A recurring theme throughout the session was inclusion: who benefits from decarbonisation strategies, whose behaviours are being asked to shift, and what kinds of knowledge count in institutional decision-making. Participants were encouraged to reflect not only on technical viability, but on justice, accessibility, and the social narratives we build around energy use. 

While the low-disruption switch to zero-carbon electricity, for instance, was revealed to have little to no impact on location-based emissions, high-disruption but high-impact interventions like double-glazing or wall insulation prompted rich discussions about balancing urgent climate action with the needs of building users. 

Through this lens, Birkbeck was not just a case study—it was a classroom, a testbed, and a community. The activity turned an institutional energy plan into a living curriculum, one that allowed its participants to engage directly with the tools and tensions of sustainability planning. 

A Living Model for Climate Education 

The success of the workshop lay in its ability to shift understanding: from a technical view of sustainability as a set of isolated interventions, to a dynamic systems view that highlights interdependence, political stakes, and institutional responsibility.
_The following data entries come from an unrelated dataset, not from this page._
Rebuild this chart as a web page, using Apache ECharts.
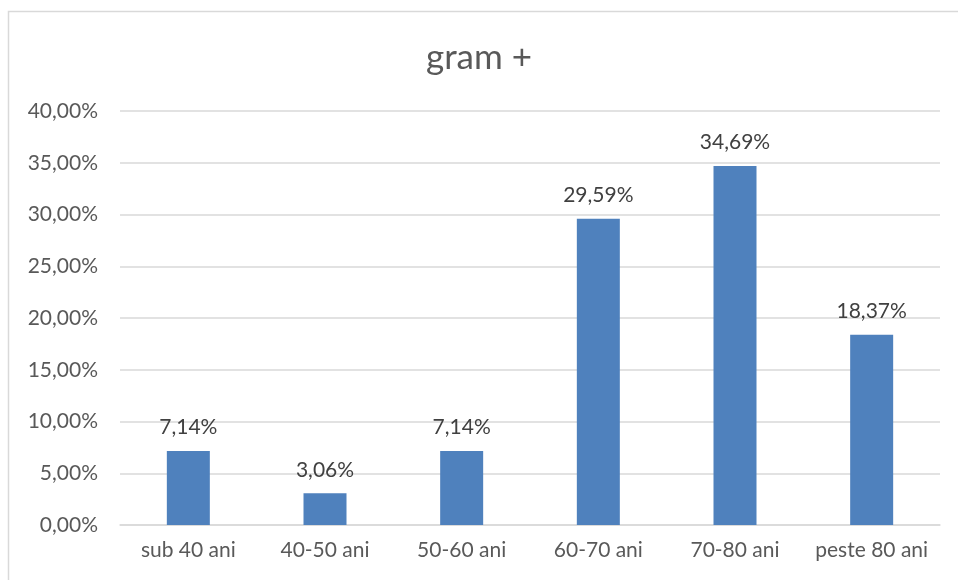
<!DOCTYPE html>
<html style="height: 100%">
<head>
    <meta charset="utf-8">
</head>
<body style="height: 100%; margin: 0; background: #fff">
<div id="chart_container" style="height: 580px; width: 958px"></div>
<script src="https://cdn.jsdelivr.net/npm/echarts@6/dist/echarts.min.js"></script>
<script type="text/javascript">
    var categories = ['sub 40 ani', '40-50 ani', '50-60 ani', '60-70 ani', '70-80 ani', 'peste 80 ani'];
    var values = [7.14, 3.06, 7.14, 29.59, 34.69, 18.37];
    var chartTitle = 'gram +';

    function pct(v) {
        return v.toFixed(2).replace('.', ',') + '%';
    }

    var chart = echarts.init(document.getElementById('chart_container'));
    var textColor = '#595959';
    var fontName = 'Lato';

    var option = {
        backgroundColor: '#fff',
        animation: false,
        // outer chart border
        graphic: [{
            type: 'rect',
            shape: { x: 8.5, y: 11.5, width: 1000, height: 1000 },
            style: { fill: 'none', stroke: '#d9d9d9', lineWidth: 1.5 }
        }],
        title: {
            text: chartTitle,
            left: 'center',
            top: 35,
            textStyle: { color: textColor, fontSize: 35, fontWeight: 'normal', fontFamily: fontName }
        },
        grid: { left: 120, right: 18, top: 111, bottom: 55, containLabel: false },
        xAxis: {
            type: 'category',
            data: categories,
            axisLine: { lineStyle: { color: '#d9d9d9', width: 1.5 } },
            axisTick: { show: false },
            axisLabel: {
                color: textColor, fontSize: 21, fontFamily: fontName, margin: 15,
                interval: 0, hideOverlap: false
            }
        },
        yAxis: {
            type: 'value',
            min: 0,
            max: 40,
            interval: 5,
            axisLine: { show: false },
            axisTick: { show: false },
            splitLine: { lineStyle: { color: '#d9d9d9', width: 1.5 } },
            axisLabel: {
                color: textColor, fontSize: 21, fontFamily: fontName, margin: 22,
                formatter: function (v) { return pct(v); }
            }
        },
        series: [{
            type: 'bar',
            data: values,
            barWidth: 43,
            itemStyle: { color: '#4f81bd' },
            label: {
                show: true,
                position: 'top',
                distance: 13,
                color: '#404040',
                fontSize: 21,
                fontFamily: fontName,
                formatter: function (p) { return pct(p.value); }
            }
        }]
    };

    chart.setOption(option);
</script>
</body>
</html>
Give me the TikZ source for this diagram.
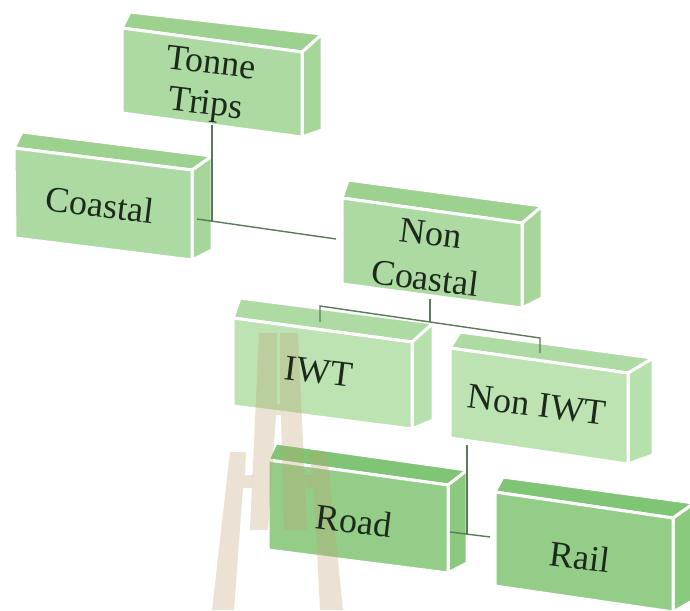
\documentclass[tikz,border=0pt]{standalone}
\usepackage{fontspec}
\setmainfont{Liberation Serif}
\definecolor{fA}{HTML}{ADDAA2}
\definecolor{tA}{HTML}{9CD190}
\definecolor{sA}{HTML}{A6D69A}
\definecolor{fB}{HTML}{BDE3B3}
\definecolor{tB}{HTML}{AEDBA3}
\definecolor{sB}{HTML}{B6E0AC}
\definecolor{fC}{HTML}{93CD88}
\definecolor{tC}{HTML}{80C475}
\definecolor{sC}{HTML}{8ACA7F}
\definecolor{linkc}{HTML}{5A7A5A}
\definecolor{txt}{HTML}{1C2A1C}
\definecolor{wmark}{HTML}{BFA070}
\tikzset{
  face/.style={draw=white, line width=3pt, line join=miter},
  lbl/.style={text=txt, font=\fontsize{36}{41}\selectfont, align=center, rotate=-7, inner sep=0pt},
  link/.style={draw=linkc, line width=1.4pt},
  wm/.style={fill=wmark, fill opacity=0.3, draw=none}
}
\begin{document}
\begin{tikzpicture}[x=1pt,y=-1pt]
\useasboundingbox (0,0) rectangle (690,610);
\clip (0,0) rectangle (690,610);
% Tonne Trips
\path[face, fill=sA] (302,52) -- (322,34) -- (322,130) -- (302,137) -- cycle;
\path[face, fill=tA] (122,28) -- (130,12) -- (322,34) -- (302,52) -- cycle;
\path[face, fill=fA] (122,28) -- (302,52) -- (302,137) -- (122,113) -- cycle;
% Coastal
\path[face, fill=sA] (192,170) -- (212,156) -- (212,250) -- (192,260) -- cycle;
\path[face, fill=tA] (14,148) -- (22,132) -- (212,156) -- (192,170) -- cycle;
\path[face, fill=fA] (14,148) -- (192,170) -- (192,260) -- (15,238) -- cycle;
% Non Coastal
\path[face, fill=sA] (522,223) -- (542,206) -- (542,298) -- (522,308) -- cycle;
\path[face, fill=tA] (342,198) -- (348,180) -- (542,206) -- (522,223) -- cycle;
\path[face, fill=fA] (342,198) -- (522,223) -- (522,308) -- (342,284) -- cycle;
% IWT
\path[face, fill=sB] (412,342) -- (433,323) -- (433,420) -- (412,429) -- cycle;
\path[face, fill=tB] (233,318) -- (240,298) -- (433,323) -- (412,342) -- cycle;
\path[face, fill=fB] (233,318) -- (412,342) -- (412,429) -- (233,406) -- cycle;
% Non IWT
\path[face, fill=sB] (628,373) -- (653,358) -- (653,455) -- (628,464) -- cycle;
\path[face, fill=tB] (450,348) -- (460,332) -- (653,358) -- (628,373) -- cycle;
\path[face, fill=fB] (450,348) -- (628,373) -- (628,464) -- (450,438) -- cycle;
% Road
\path[face, fill=sC] (448,485) -- (467,470) -- (467,563) -- (448,573) -- cycle;
\path[face, fill=tC] (268,460) -- (276,443) -- (467,470) -- (448,485) -- cycle;
\path[face, fill=fC] (268,460) -- (448,485) -- (448,573) -- (268,550) -- cycle;
% Rail
\path[face, fill=sC] (673,518) -- (694,503) -- (694,600) -- (673,612) -- cycle;
\path[face, fill=tC] (495,492) -- (503,477) -- (694,503) -- (673,518) -- cycle;
\path[face, fill=fC] (495,492) -- (673,518) -- (673,612) -- (495,586) -- cycle;
% watermark
\path[wm] (259,333) -- (277,333) -- (277,404) -- (280,404) -- (280,333) -- (298,333)
  -- (307,530) -- (284,530) -- (281,415) -- (276,415) -- (268,530) -- (250,530) -- cycle;
\path[wm] (230,452) -- (246,452) -- (245,475) -- (253,475) -- (252,488) -- (243,488)
  -- (234,610) -- (212,610) -- cycle;
\path[wm] (310,452) -- (327,452) -- (343,610) -- (320,610) -- (314,488) -- (306,488) -- (305,475) -- (312,475) -- cycle;
% connection points
\coordinate (ttb) at (212,125);
\coordinate (j1) at (212,221);
\coordinate (cor) at (197,219);
\coordinate (ncl) at (336,239);
\coordinate (ncb) at (430,299);
\coordinate (j2) at (430,322);
\coordinate (bl) at (320,306);
\coordinate (br) at (540,338);
\coordinate (iwtt) at (320,322);
\coordinate (niwtt) at (540,353);
\coordinate (niwb) at (467,445);
\coordinate (j3) at (467,535);
\coordinate (roadr) at (450,532);
\coordinate (raill) at (490,537);
% connectors
\draw[link] (ttb) -- (j1);
\draw[link] (cor) -- (ncl);
\draw[link] (ncb) -- (j2);
\draw[link] (iwtt) -- (bl) -- (br) -- (niwtt);
\draw[link] (niwb) -- (j3);
\draw[link] (roadr) -- (raill);
% labels
\node[lbl] (tt) at (208,86) {Tonne\\Trips};
\node[lbl, font=\fontsize{36}{45}\selectfont] (nc) at (428,256) {Non\\Coastal};
\node[lbl] (co) at (100,205) {Coastal};
\node[lbl] (iwt) at (319,372) {IWT};
\node[lbl] (niwt) at (537,405) {Non IWT};
\node[lbl] (road) at (354,521) {Road};
\node[lbl] (rail) at (580,557) {Rail};
\end{tikzpicture}
\end{document}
It also demonstrated how well-designed educational experiences—rooted in real data, community relevance, and pedagogical intention—can transform awareness into action. 

As Birkbeck continues on its net zero journey, the outcomes of this session offer more than insight—they offer a model. One in which behavioural change is not simply demanded, but supported. Where data is not just a metric, but a means of empowerment. And where every member of the community, regardless of role or expertise, is invited to help shape the energy solutions of tomorrow. 

In addition to deepening understanding of sustainability systems, the workshop equipped participants with a set of highly transferable skills—systems thinking, data interpretation, ethical decision-making, collaborative problem-solving, and role-based negotiation. These are not only valuable within academic contexts but are increasingly essential in the energy and sustainability sectors. For students and early-career professionals, the session offered practical insights into the kinds of challenges faced by organisations pursuing net zero goals, and a structured opportunity to practice working through them. By bridging academic learning with real-world decision-making, the workshop created a space where participants could test, reflect on, and refine the very skills they may go on to use in their current roles or future careers in sustainability, energy planning, and environmental consultancy. 

Building on the enthusiasm and depth of engagement this pilot generated, the workshop is now being developed into a reusable teaching resource, with the ambition to offer it more widely—both across Birkbeck and to external partners. By turning the activity into a replicable format, the aim is to support other institutions and organisations in navigating their own sustainability decisions through participatory, place-based, and data-informed approaches. In this way, Birkbeck’s estate becomes not just a site of transformation, but a catalyst for learning and action far beyond its own walls.